Morocco reiterates its refusal of hosting migrant detention centers known as disembarkation platforms allowing the EU to externalize its asylum and migration policies.
In an interview with German newspaper Die Welt, Moroccan Foreign Minister Nasser Bourita reaffirmed that his country “is generally opposed to all kinds of centers,”
“This is part of our migration policy and a national sovereign position,” he said.
Bourita blamed political divisions within the EU for blowing the migration problem out of proportion and said Europe had to make up its mind about its southern neighbor: “Are we real partners, or just a neighbor you’re afraid of?”
Migration management has uncovered deep rifts in the EU between states with diverging policies.

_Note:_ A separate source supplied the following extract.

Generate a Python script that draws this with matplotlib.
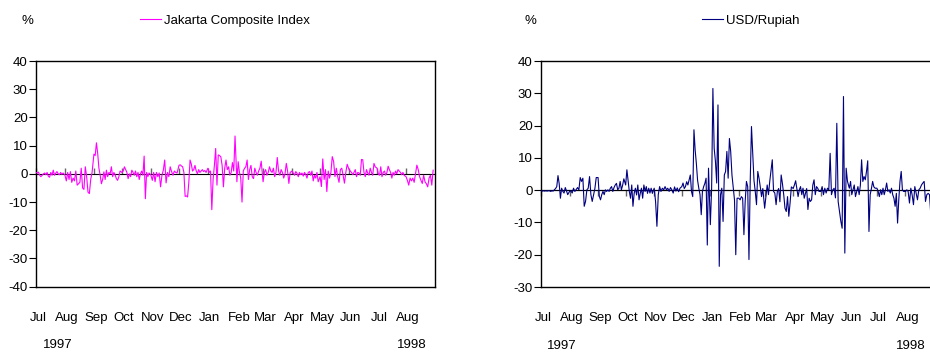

Last month, the EU launched formal talks with Egypt over how Cairo can help curb migration from the region in exchange for financial support.
The mayhem in Libya and the tightening of border control by Turkey is pushing increasing numbers of illegal migrants to opt for the Maghreb route, which puts a strain notably on Morocco, viewed as the most attractive route to Europe.
Morocco responded to the migration problem by launching a solidarity-based policy granting legal stay to more than 50,000 migrants while cracking down on trafficking networks with at least 80 gangs dismantled so far and 54,000 illegal migration attempts foiled.